Bearing that in mind, we turn to Kotra (Dmytro Fedorenko, shown above). He, too, has produced some novel material of late, namely a single-track recording entitled "Renaissance." Here we offer the first ten minutes of the twenty-four minute composition.
In showcasing this recent publication, Mr. Fedorenko informed us that - together with his earlier works known as "Reset," and "Revolt" - this fresh material both forms and concludes a trilogy. "At the outset," he told us, "I never even thought about writing a trilogy! It's just the way that music wanted to manifest itself."
Once again, we encounter the notion - even if it's couched in impressionistic terms - that consciously formed structures begin to operate either independently of their authors or in an esthetically appealing state of "controlled chaos." Below we see the coverwork for "Renaissance," which acts as a fine expression of that same thin line between structure and disorienting difference.
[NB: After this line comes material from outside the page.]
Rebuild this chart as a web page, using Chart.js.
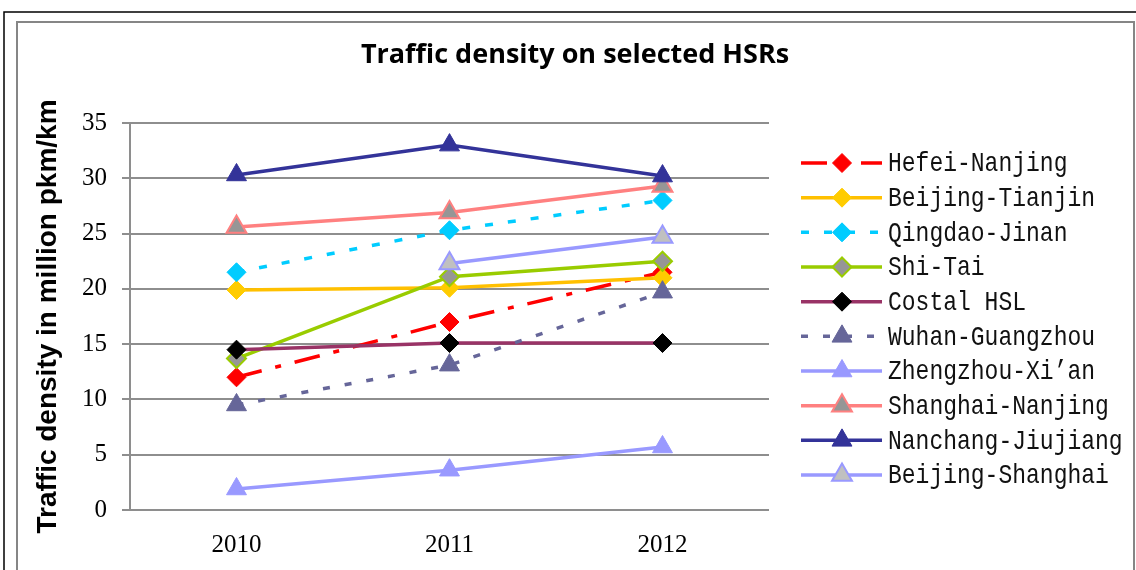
<!DOCTYPE html>
<html>
<head>
<meta charset="utf-8">
<script src="https://cdn.jsdelivr.net/npm/chart.js@4.4.1/dist/chart.umd.min.js"></script>
<style>
  html, body { margin: 0; padding: 0; background: #fff; }
  #wrap { position: relative; width: 1136px; height: 570px; }
</style>
</head>
<body>
<div id="wrap"><canvas id="chart" width="1136" height="570"></canvas></div>
<script>
// 数据
const years = ['2010', '2011', '2012'];
const yTicks = [0, 5, 10, 15, 20, 25, 30, 35];
const seriesNames = [
  'Hefei-Nanjing', 'Beijing-Tianjin', 'Qingdao-Jinan', 'Shi-Tai', 'Costal HSL',
  'Wuhan-Guangzhou', 'Zhengzhou-Xi\u2019an', 'Shanghai-Nanjing', 'Nanchang-Jiujiang', 'Beijing-Shanghai'
];
const hefeiNanjing = [12.0, 17.0, 21.5];
const beijingTianjin = [19.9, 20.1, 21.0];
const qingdaoJinan = [21.5, 25.3, 28.0];
const shiTai = [13.7, 21.1, 22.5];
const costalHSL = [14.5, 15.1, 15.1];
const wuhanGuangzhou = [9.5, 13.1, 19.7];
const zhengzhouXian = [1.9, 3.6, 5.7];
const shanghaiNanjing = [25.6, 26.9, 29.3];
const nanchangJiujiang = [30.3, 33.0, 30.2];
const beijingShanghai = [null, 22.3, 24.7];

const seriesData = [
  hefeiNanjing, beijingTianjin, qingdaoJinan, shiTai, costalHSL,
  wuhanGuangzhou, zhengzhouXian, shanghaiNanjing, nanchangJiujiang, beijingShanghai
];

// 样式
const styles = [
  { line: '#ff0000', dash: [26, 14, 6, 14], marker: 'rectRot', fill: '#ff0000', border: '#ff0000', bw: 1 },
  { line: '#ffc000', dash: [], marker: 'rectRot', fill: '#ffcc00', border: '#ffcc00', bw: 1 },
  { line: '#00ccff', dash: [8, 15], marker: 'rectRot', fill: '#00ccff', border: '#00ccff', bw: 1 },
  { line: '#99cc00', dash: [], marker: 'rectRot', fill: '#969696', border: '#99cc00', bw: 2 },
  { line: '#993366', dash: [], marker: 'rectRot', fill: '#000000', border: '#000000', bw: 1 },
  { line: '#666699', dash: [7, 15], marker: 'triangle', fill: '#666699', border: '#666699', bw: 1 },
  { line: '#9999ff', dash: [], marker: 'triangle', fill: '#9999ff', border: '#9999ff', bw: 1 },
  { line: '#ff8080', dash: [], marker: 'triangle', fill: '#969696', border: '#ff8080', bw: 2 },
  { line: '#333399', dash: [], marker: 'triangle', fill: '#333399', border: '#333399', bw: 1 },
  { line: '#9999ff', dash: [], marker: 'triangle', fill: '#c0c0c0', border: '#9999ff', bw: 2 }
];

const gridColor = '#8e8e8e';
const tickFont = { family: '"Liberation Serif", serif', size: 25 };

const datasets = seriesNames.map((name, i) => ({
  label: name,
  data: seriesData[i],
  borderColor: styles[i].line,
  borderDash: styles[i].dash,
  borderWidth: 3.5,
  tension: 0,
  spanGaps: false,
  pointStyle: styles[i].marker,
  pointRadius: styles[i].marker === 'triangle' ? 11.5 : 9.5,
  pointHoverRadius: styles[i].marker === 'triangle' ? 11.5 : 9.5,
  pointBackgroundColor: styles[i].fill,
  pointBorderColor: styles[i].border,
  pointBorderWidth: styles[i].bw,
  order: seriesNames.length - i   // 后面的系列画在上面
}));

// 外框 + 标题 + 图例
const decorPlugin = {
  id: 'decor',
  beforeDraw(chart) {
    const c = chart.ctx;
    c.save();
    c.fillStyle = '#fff';
    c.fillRect(0, 0, chart.width, chart.height);
    // 黑色外框
    c.strokeStyle = '#000';
    c.lineWidth = 1.5;
    c.beginPath();
    c.moveTo(4, 580); c.lineTo(4, 12); c.lineTo(1136, 12);
    c.stroke();
    // 灰色内框
    c.strokeStyle = '#868686';
    c.lineWidth = 2;
    c.beginPath();
    c.moveTo(17, 580); c.lineTo(17, 22); c.lineTo(1134, 22); c.lineTo(1134, 580);
    c.stroke();
    c.restore();
  },
  afterDraw(chart) {
    const c = chart.ctx;
    c.save();
    // 标题
    c.fillStyle = '#000';
    c.font = 'bold 27px "Open Sans", sans-serif';
    c.textAlign = 'center';
    c.textBaseline = 'middle';
    c.fillText('Traffic density on selected HSRs', 575, 55);

    // 图例
    const x0 = 801, x1 = 882, mx = 842, tx = 888;
    chart.data.datasets.forEach((ds, i) => {
      const y = 163 + i * 34.67;
      c.strokeStyle = ds.borderColor;
      c.lineWidth = 3.5;
      c.setLineDash(ds.borderDash || []);
      c.beginPath();
      c.moveTo(x0, y);
      c.lineTo(x1, y);
      c.stroke();
      c.setLineDash([]);
      c.fillStyle = ds.pointBackgroundColor;
      c.strokeStyle = ds.pointBorderColor;
      c.lineWidth = ds.pointBorderWidth;
      Chart.helpers.drawPoint(c, {
        pointStyle: ds.pointStyle,
        radius: ds.pointRadius,
        rotation: 0,
        borderWidth: ds.pointBorderWidth
      }, mx, y);
      // 文字略微纵向拉伸
      c.save();
      c.translate(tx, y + 1);
      c.scale(1, 1.2);
      c.textAlign = 'left';
      c.textBaseline = 'middle';
      c.font = '23px "Liberation Mono", monospace';
      c.fillStyle = '#111';
      c.fillText(ds.label, 0, 0);
      c.restore();
    });
    c.restore();
  }
};

new Chart(document.getElementById('chart'), {
  type: 'line',
  data: { labels: years, datasets },
  options: {
    responsive: false,
    animation: false,
    layout: { padding: { left: 20, top: 123, right: 367, bottom: 0 } },
    plugins: {
      legend: { display: false },
      title: { display: false },
      tooltip: { enabled: false }
    },
    scales: {
      x: {
        type: 'category',
        offset: true,
        grid: { display: false, drawTicks: false },
        border: { display: false },
        ticks: { color: '#000', padding: 20, font: tickFont },
        afterFit(scale) { scale.height = 60; }
      },
      y: {
        min: 0,
        max: 35,
        afterBuildTicks(scale) { scale.ticks = yTicks.map(v => ({ value: v })); },
        grid: { color: gridColor, lineWidth: 2, tickLength: 8 },
        border: { display: true, color: gridColor, width: 2 },
        ticks: { color: '#000', padding: 15, font: tickFont },
        title: {
          display: true,
          text: 'Traffic density in million pkm/km',
          color: '#000',
          font: { family: '"Liberation Sans", Arial, sans-serif', size: 28, weight: 'bold' },
          padding: { top: 11, bottom: 0 }
        },
        afterFit(scale) { scale.width = 110; }
      }
    }
  },
  plugins: [decorPlugin]
});
</script>
</body>
</html>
In a recent chat with an Italian webzine, Fedorenko continued to talk of his work in ways that are familiar to us from prior discussions. He spoke of his noise-art as "ear-needles" or "acupuncture for the ears." Just as his colleague V4W.Enko, he also spoke about an ongoing search for the kind of sounds that persist in "a constant balance between sharp structures and chaos." In that moment of transition between order and disorder, results are impossible to predict but potential is maximized.
For a brief second, anything is possible.
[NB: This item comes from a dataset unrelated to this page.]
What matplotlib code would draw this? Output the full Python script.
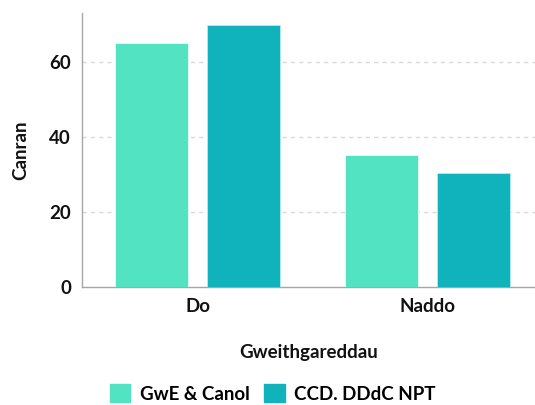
import numpy as np
import matplotlib.pyplot as plt
from matplotlib.patches import Patch

#: data
categories = ["Do", "Naddo"]
series_names = ["GwE & Canol", "CCD. DDdC NPT"]
gwe_values = [65.0, 35.0]
ccd_values = [69.6, 30.4]
series_colors = ["#52E3C2", "#10B3BC"]

plt.rcParams["font.family"] = ["Lato", "DejaVu Sans"]
FS = 13.5
TXT = "#111111"

fig = plt.figure(figsize=(5.35, 4.05), dpi=100)
ax = fig.add_axes([0.1533, 0.2914, 0.8467, 0.6772])

x = np.arange(len(categories))
width = 0.318
offset = 0.201
ax.bar(x - offset, gwe_values, width, color=series_colors[0], zorder=3,
       edgecolor="#E8FBF6", linewidth=0.6)
ax.bar(x + offset, ccd_values, width, color=series_colors[1], zorder=3,
       edgecolor="#B8ECEF", linewidth=0.6)

ax.set_xlim(-0.504, 1.468)
ax.set_ylim(0, 73)
ax.set_yticks([0, 20, 40, 60])
ax.set_xticks(x)
ax.set_xticklabels(categories)

#: gridlines (skip 0)
for yv in [20, 40, 60]:
    ax.axhline(yv, color="#D9D9D9", linestyle=(0, (3, 3)), linewidth=1, zorder=1)

for side in ["top", "right"]:
    ax.spines[side].set_visible(False)
for side in ["left", "bottom"]:
    ax.spines[side].set_color("#A6A6A6")
    ax.spines[side].set_linewidth(1)
ax.tick_params(length=0, labelsize=FS, pad=8, colors=TXT)
for lab in ax.get_xticklabels() + ax.get_yticklabels():
    lab.set_fontweight("bold")

ax.set_ylabel("Canran", fontsize=FS, fontweight="bold", labelpad=14, color=TXT)
ax.set_xlabel("Gweithgareddau", fontsize=FS, fontweight="bold", labelpad=21, color=TXT)

handles = [Patch(color=c, label=n) for c, n in zip(series_colors, series_names)]
fig.legend(handles=handles, loc="lower center", bbox_to_anchor=(0.51, -0.036), ncol=2,
           frameon=False, prop={"size": FS, "weight": "bold"},
           handlelength=1.1, handleheight=1.1, handletextpad=0.5, columnspacing=0.8)

fig.savefig("out.png", dpi=100)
Openly admitting to worries about repetition (or insistent cyclicality) in his work, Fedorenko's active invocation of irregularity allows him to move along the same path as Vashchenko - towards esthetically appealing deconstruction.
It's interesting to see how things respond when systems are tested to their limits
The home of aural brinkmanship is a place Fedorenko calls "the extremes of digital overload. It's interesting to see how things respond when systems are tested to their limits." The fundamental breaking-point encountered here could be either mechanical or human, since we never know which one will collapse first in the face of ear-splitting volume.
"The only limit that I really face is that of human hearing - or of sustainable volume levels both in the microphones and headphones."

So what exactly does lie beyond those limits? What is the "new" system of thought that lies beyond these incredibly loud and deconstructive gestures? In their rhetoric of transgression, what aesthetically appealing state is unveiled?
Here we can turn to a new track from Kateryna Zavoloka (above), entitled "Manipura Fall" and offered by Kvitnu for free download. Manipura itself is one of the Hindu chakras or centers of force located within the human body - in this instance behind the navel. Here lies a supposed "vortex" of energy, structured in ways that mirror the outlook and esthetic discussed by both Vashchenko and Fedorenko.
In graphic terms, as we can see below, the manipura is usually depicted as a triangle with a yellow or orange circle. Within these cyclical, endlessly looping forms reside the intuitive forms of existence. Hindu thought holds that within the manipura are latent forces of mature subjectivity, which are traditionally associated with fire.

In more literal terms, this chakra is viewed as the home of sensible risk-taking.
Close to our solar plexus are the potentials for transformation - and thus self-realization. This balance comes in a marriage of generational circles and ten petals, moving beyond their limits; an interface results, therefore, between repetition and centrifugal blossoming. A person excessively driven by this chakra is often assumed to be selfish and overcome by various drives that will break the repetitious bonds of tradition: friends will be lost and family ignored.
It seems both fitting and sensible, therefore, to end with an ancient mirror of Zavoloka's orange, floral artwork from the beginning of this post - and thus return to our own starting point. After all, we've done little more than explain the very meaning of the Ukrainian term "Kvitnu" in English: "I am blossoming."
The label does what the label says... with a one-word manifesto.